All of our Shea Butter is mechanically extracted.  No chemicals (other than water) are used in the process.  Our raw Shea Butter is lightly filtered.  But, retains its natural color and smell. 

Do I want raw Shea Butter or Refined Shea Butter?
After years of experience with Shea Butter, we have to say we prefer raw Shea Butter.  The more Shea is refined, the more natural goodness is removed.  It's certain that none of Shea's healing properties are improved by the process that is used to make it white and odorless or to increase the yield from a batch.  The only possible drawback we can think of from raw Shea is the odor- which quickly fades after you've put it on. If you really do not like the odor, we recommend trying Shea from Uganda or East African Shea Butter. It's more expensive.
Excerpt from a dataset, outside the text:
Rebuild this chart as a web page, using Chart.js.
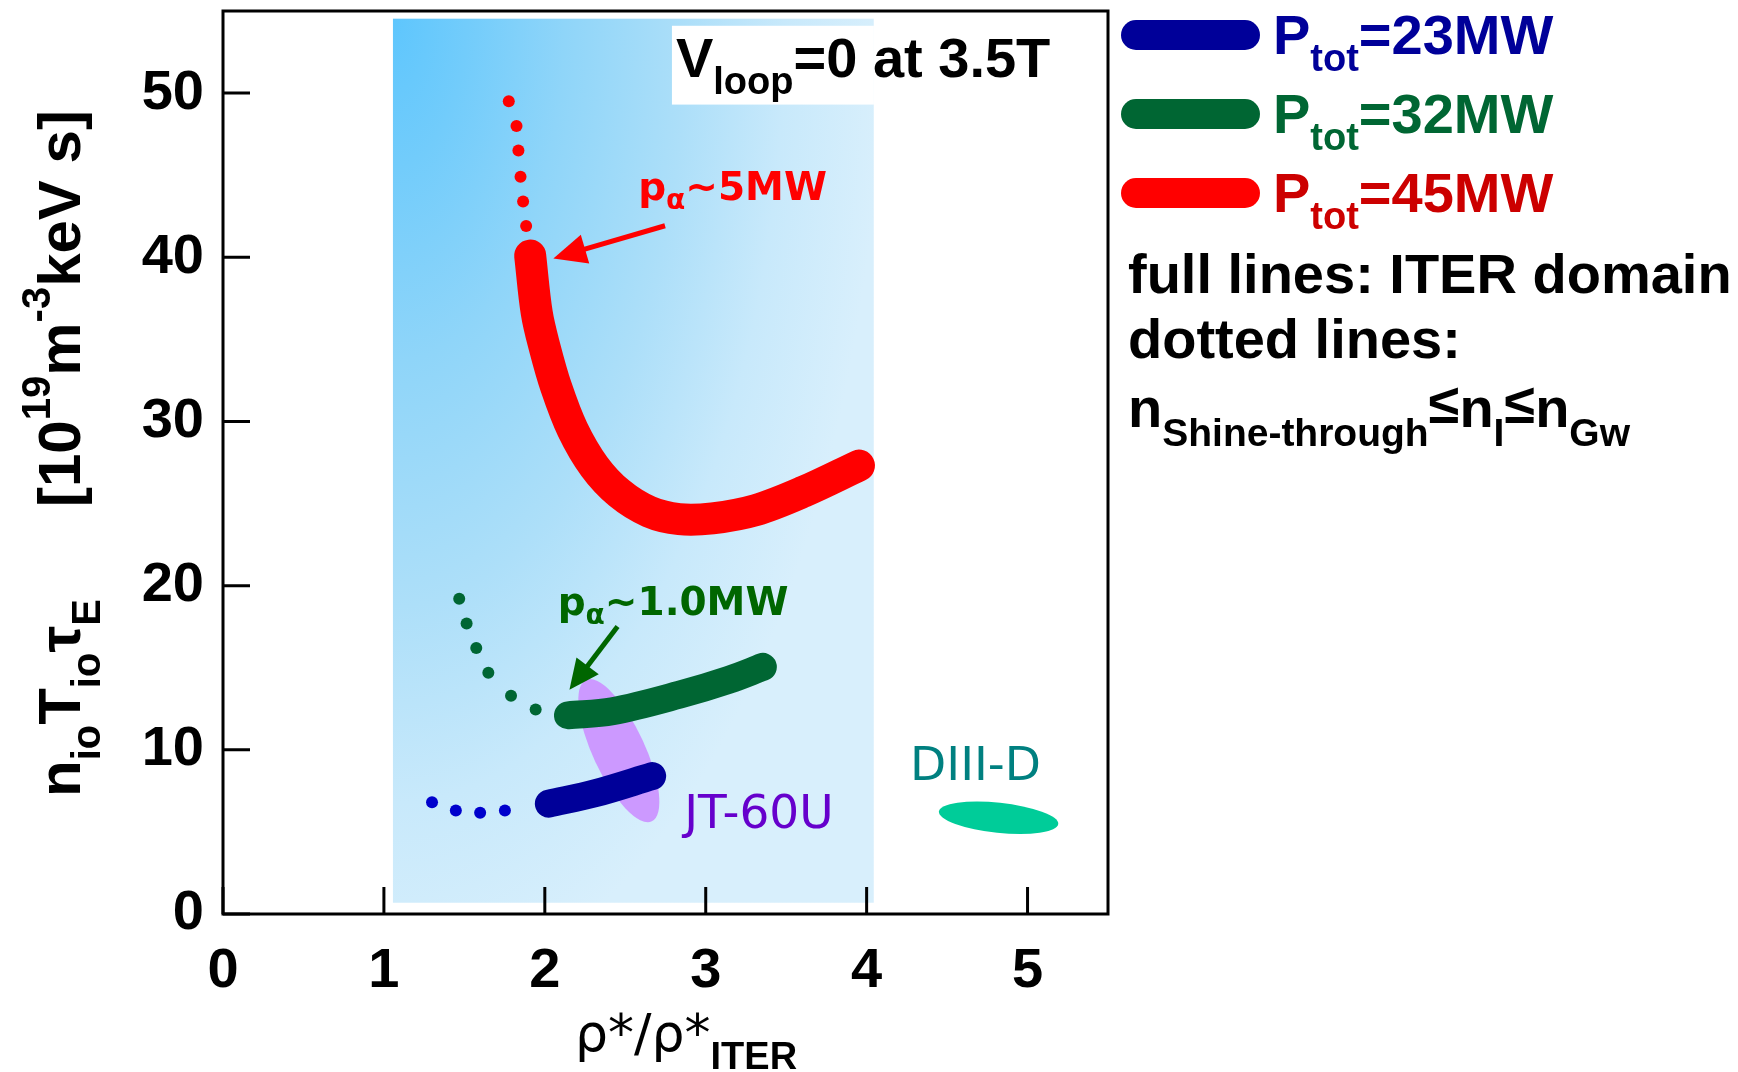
<!DOCTYPE html>
<html><head><meta charset="utf-8">
<script src="https://cdn.jsdelivr.net/npm/chart.js@4.4.0/dist/chart.umd.min.js"></script>
<style>html,body{margin:0;padding:0;background:#fff;}#wrap{width:1738px;height:1072px;}</style>
</head><body><div id="wrap"><canvas id="c" width="1738" height="1072"></canvas></div>
<script>
// ---------- data ----------
const xTicks = [0, 1, 2, 3, 4, 5];
const yTicks = [0, 10, 20, 30, 40, 50];
const xRange = [0, 5.5];
const yRange = [0, 55];

const red45Dotted   = [[1.776,49.5],[1.824,48.0],[1.836,46.5],[1.849,44.9],[1.865,43.4],[1.884,41.9]];
const red45Full     = [[1.909,40.1],[1.950,36.6],[1.998,34.55],[2.070,32.1],[2.173,29.5],[2.308,27.25],[2.463,25.63],[2.649,24.5],[2.835,24.05],[3.042,24.1],[3.311,24.6],[3.610,25.73],[3.952,27.31]];
const green32Dotted = [[1.468,19.2],[1.514,17.7],[1.574,16.2],[1.649,14.7],[1.790,13.3],[1.943,12.45]];
const green32Full   = [[2.144,12.1],[2.420,12.35],[2.835,13.35],[3.145,14.27],[3.355,15.05]];
const blue23Dotted  = [[1.299,6.8],[1.447,6.3],[1.598,6.17],[1.752,6.3]];
const blue23Full    = [[2.025,6.72],[2.318,7.37],[2.667,8.4]];

const iterDomainX = [1.055, 4.045];
const iterDomainY = [0.69, 54.55];
const jt60uCenter = [2.46, 9.95];
const diiidCenter = [4.82, 5.86];

const seriesNames = ['P_tot=23MW', 'P_tot=32MW', 'P_tot=45MW'];
const seriesPowers = ['23MW', '32MW', '45MW'];

// ---------- helpers ----------
const pts = a => a.map(p => ({x: p[0], y: p[1]}));
const BOLD = 'bold 56px "Liberation Sans", Arial, sans-serif';
const SUB = 'bold 38px "Liberation Sans", Arial, sans-serif';
const SUB2 = 'bold 39px "Liberation Sans", Arial, sans-serif';
const TICKFONT = {family: '"Liberation Sans", Arial, sans-serif', size: 56, weight: 'bold'};

function rich(ctx, x, y, segs) {
  let cx = x;
  for (const s of segs) {
    ctx.font = s.f; ctx.fillStyle = s.c || '#000';
    ctx.fillText(s.t, cx, y + (s.dy || 0));
    cx += ctx.measureText(s.t).width;
  }
  return cx;
}
function arrow(ctx, x1, y1, x2, y2, color, lw, hl, hw) {
  const ang = Math.atan2(y2 - y1, x2 - x1);
  const bx = x2 - hl * Math.cos(ang), by = y2 - hl * Math.sin(ang);
  ctx.save();
  ctx.strokeStyle = color; ctx.fillStyle = color; ctx.lineWidth = lw;
  ctx.beginPath(); ctx.moveTo(x1, y1); ctx.lineTo(bx + 2*Math.cos(ang), by + 2*Math.sin(ang)); ctx.stroke();
  ctx.beginPath();
  ctx.moveTo(x2, y2);
  ctx.lineTo(bx + hw/2 * Math.sin(ang), by - hw/2 * Math.cos(ang));
  ctx.lineTo(bx - hw/2 * Math.sin(ang), by + hw/2 * Math.cos(ang));
  ctx.closePath(); ctx.fill();
  ctx.restore();
}

const decor = {
  id: 'decor',
  beforeDatasetsDraw(chart) {
    const {ctx, scales: {x, y}} = chart;
    // ITER domain gradient
    const L = x.getPixelForValue(iterDomainX[0]), R = x.getPixelForValue(iterDomainX[1]);
    const T = y.getPixelForValue(iterDomainY[1]), B = y.getPixelForValue(iterDomainY[0]);
    const k = 2.0;
    ctx.save();
    ctx.beginPath(); ctx.rect(L, T, R - L, B - T); ctx.clip();
    ctx.translate(L, T); ctx.scale(1, k);
    const g = ctx.createRadialGradient(0, 0, 0, 0, 0, 490);
    g.addColorStop(0, '#5ec6fd');
    g.addColorStop(0.15, '#72ccfb');
    g.addColorStop(0.35, '#8fd5f9');
    g.addColorStop(0.6, '#addff9');
    g.addColorStop(0.8, '#c8e9fb');
    g.addColorStop(1, '#d8effc');
    ctx.fillStyle = g; ctx.fillRect(0, 0, R - L, (B - T) / k + 2);
    ctx.restore();
    // V_loop white box
    ctx.fillStyle = '#fff';
    const bx = x.getPixelForValue(2.79), by = y.getPixelForValue(54.1);
    ctx.fillRect(bx, by, R - bx, y.getPixelForValue(49.3) - by);
    // ellipses
    ctx.save();
    ctx.fillStyle = '#cc99ff';
    ctx.beginPath();
    ctx.ellipse(x.getPixelForValue(jt60uCenter[0]), y.getPixelForValue(jt60uCenter[1]), 78, 26, 65 * Math.PI / 180, 0, Math.PI * 2);
    ctx.fill();
    ctx.fillStyle = '#00cc99';
    ctx.beginPath();
    ctx.ellipse(x.getPixelForValue(diiidCenter[0]), y.getPixelForValue(diiidCenter[1]), 60, 15, 6 * Math.PI / 180, 0, Math.PI * 2);
    ctx.fill();
    ctx.restore();
  },
  afterDatasetsDraw(chart) {
    const {ctx, chartArea: a, scales: {x, y}} = chart;
    ctx.save();
    // frame + inward ticks
    ctx.strokeStyle = '#000'; ctx.lineWidth = 3;
    ctx.strokeRect(a.left, a.top, a.right - a.left, a.bottom - a.top);
    ctx.beginPath();
    xTicks.forEach(v => { const px = x.getPixelForValue(v); ctx.moveTo(px, a.bottom); ctx.lineTo(px, a.bottom - 27); });
    yTicks.forEach(v => { const py = y.getPixelForValue(v); ctx.moveTo(a.left, py); ctx.lineTo(a.left + 27, py); });
    ctx.stroke();

    ctx.textBaseline = 'alphabetic'; ctx.textAlign = 'left';
    const P = (vx, vy) => [x.getPixelForValue(vx), y.getPixelForValue(vy)];

    // V_loop text
    let [tx, ty] = P(2.815, 50.97);
    rich(ctx, tx, ty, [{t:'V', f:BOLD}, {t:'loop', f:SUB, dy:17}, {t:'=0 at 3.5T', f:BOLD}]);

    // annotations
    const DB = 'bold 39px "DejaVu Sans", Verdana, sans-serif';
    const DBs = 'bold 28px "DejaVu Sans", Verdana, sans-serif';
    [tx, ty] = P(2.58, 43.5);
    rich(ctx, tx, ty, [{t:'p', f:DB, c:'#ff0000'}, {t:'α', f:DBs, c:'#ff0000', dy:9}, {t:'~5MW', f:DB, c:'#ff0000'}]);
    let s = P(2.747, 41.92), e = P(2.053, 39.93);
    arrow(ctx, s[0], s[1], e[0], e[1], '#ff0000', 5, 33, 30);
    [tx, ty] = P(2.08, 18.2);
    rich(ctx, tx, ty, [{t:'p', f:DB, c:'#006600'}, {t:'α', f:DBs, c:'#006600', dy:9}, {t:'~1.0MW', f:DB, c:'#006600'}]);
    s = P(2.452, 17.51); e = P(2.153, 13.66);
    arrow(ctx, s[0], s[1], e[0], e[1], '#006600', 5, 30, 28);

    const DR = '47px "DejaVu Sans", Verdana, sans-serif';
    [tx, ty] = P(2.866, 5.26);
    rich(ctx, tx, ty, [{t:'JT-60U', f:DR, c:'#6600cc'}]);
    [tx, ty] = P(4.27, 8.18);
    rich(ctx, tx, ty, [{t:'DIII-D', f:DR, c:'#008080'}]);

    // legend
    const legend = [
      {y: 35, line: '#000099', text: '#000099'},
      {y: 114, line: '#006633', text: '#006633'},
      {y: 193, line: '#ff0000', text: '#cc0000'}
    ];
    legend.forEach((L, i) => {
      ctx.strokeStyle = L.line; ctx.lineWidth = 30; ctx.lineCap = 'round';
      ctx.beginPath(); ctx.moveTo(1136, L.y); ctx.lineTo(1245, L.y); ctx.stroke();
      rich(ctx, 1273, L.y + 18.5, [{t:'P', f:BOLD, c:L.text}, {t:'tot', f:SUB, c:L.text, dy:17}, {t:'=' + seriesPowers[i], f:BOLD, c:L.text}]);
    });
    rich(ctx, 1128, 293, [{t:'full lines: ITER domain', f:BOLD}]);
    rich(ctx, 1128, 358, [{t:'dotted lines:', f:BOLD}]);
    rich(ctx, 1128, 427, [{t:'n', f:BOLD}, {t:'Shine-through', f:SUB2, dy:19}, {t:'≤', f:BOLD, dy:-4}, {t:'n', f:BOLD}, {t:'I', f:SUB2, dy:19}, {t:'≤', f:BOLD, dy:-4}, {t:'n', f:BOLD}, {t:'Gw', f:SUB2, dy:19}]);

    // axis titles
    rich(ctx, 575, 1051, [{t:'ρ*/ρ*', f:'52px "DejaVu Sans", Verdana, sans-serif'}, {t:'ITER', f:'bold 38px "Liberation Sans", Arial, sans-serif', dy:18}]);
    const F60 = 'bold 60px "Liberation Sans", Arial, sans-serif';
    const F40 = 'bold 40px "Liberation Sans", Arial, sans-serif';
    ctx.save(); ctx.translate(80, 797); ctx.rotate(-Math.PI / 2);
    rich(ctx, 0, 0, [{t:'n', f:F60}, {t:'io', f:F40, dy:20}, {t:'T', f:F60}, {t:'io', f:F40, dy:20}, {t:'τ', f:F60}, {t:'E', f:F40, dy:20}]);
    rich(ctx, 290, 0, [{t:'[10', f:F60}, {t:'19', f:F40, dy:-30}, {t:'m', f:F60}, {t:'-3', f:F40, dy:-30}, {t:'keV s]', f:F60}]);
    ctx.restore();
    ctx.restore();
  }
};

const solid = (data, color, w) => ({data: pts(data), showLine: true, borderColor: color, borderWidth: w, borderCapStyle: 'round', borderJoinStyle: 'round', tension: 0.35, pointRadius: 0, fill: false});
const dotted = (data, color) => ({data: pts(data), showLine: false, pointRadius: 6, pointBackgroundColor: color, pointBorderWidth: 0, pointBorderColor: color});

new Chart(document.getElementById('c'), {
  type: 'scatter',
  data: {
    datasets: [
      Object.assign(solid(red45Full, '#ff0000', 32), {label: seriesNames[2]}),
      Object.assign(dotted(red45Dotted, '#ff0000'), {label: seriesNames[2] + ' dotted'}),
      Object.assign(solid(green32Full, '#006633', 28), {label: seriesNames[1]}),
      Object.assign(dotted(green32Dotted, '#006633'), {label: seriesNames[1] + ' dotted'}),
      Object.assign(solid(blue23Full, '#000099', 28), {label: seriesNames[0]}),
      Object.assign(dotted(blue23Dotted, '#0000cc'), {label: seriesNames[0] + ' dotted'})
    ]
  },
  options: {
    responsive: false, animation: false, devicePixelRatio: 1,
    layout: {padding: {left: 0, right: 630, top: 11, bottom: 0}},
    plugins: {legend: {display: false}, tooltip: {enabled: false}},
    scales: {
      x: {
        type: 'linear', min: xRange[0], max: xRange[1],
        afterBuildTicks: s => { s.ticks = xTicks.map(v => ({value: v})); },
        afterFit: s => { s.height = 158; s.paddingLeft = 0; s.paddingRight = 0; },
        ticks: {font: TICKFONT, color: '#000', padding: 24, maxRotation: 0, autoSkip: false, includeBounds: false},
        grid: {display: false, drawTicks: false}, border: {display: false}
      },
      y: {
        type: 'linear', min: yRange[0], max: yRange[1],
        afterBuildTicks: s => { s.ticks = yTicks.map(v => ({value: v})); },
        afterFit: s => { s.width = 223; s.paddingTop = 0; s.paddingBottom = 0; },
        ticks: {font: TICKFONT, color: '#000', padding: 19, autoSkip: false, includeBounds: false},
        grid: {display: false, drawTicks: false}, border: {display: false}
      }
    }
  },
  plugins: [decor]
});
</script></body></html>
But, it has less of an aroma and is softer and possibly slighly better at moisturizing.

What about East African Shea Butter?

There are differing opinions as to whether West African (Vitellaria Paradoxa) or East African (Vitellaria Nilotica) is better.  East African Shea Butter is different from that from West Africain the balance between the olein and stearin (solid and liquid parts).  East African Shea has a higher liquid fraction. As a result, East African Shea is softer at room temperature, sometimes being in a semi-solid or almost liquid state.  The East African Shea is more expensive.  But, it provides Ugandan women farmers several times more money than is earned by West African Shea farmers.   East African or Ugandan Shea Butter is more easily absorbed into the skin due to having less saturated fatty acids. West African Shea Butter  will have more vitamin A and more sterols.  If you're seeking a natural vitamin A cream or are using Shea Butter to prevent stretch marks, you might want to use West African Shea Butter.  If you are looking for something to be primarily a moisturizer,East African Shea Butter would be preferable.

East African or Ugandan Shea Butter is less common than West African Shea and can be difficult to find at times.  When it is available it oftens sells at the equivalent of up to $40 per two ounces. We are pleased that we have found reliable, price competitive sources and offer this super-premium quality Shea Butter to you at very reasonable prices.

Ugandan Shea Butter is excellent for conditions where the skin is dry.  Knees, elbows, hands and scalp are areas that are typically dry.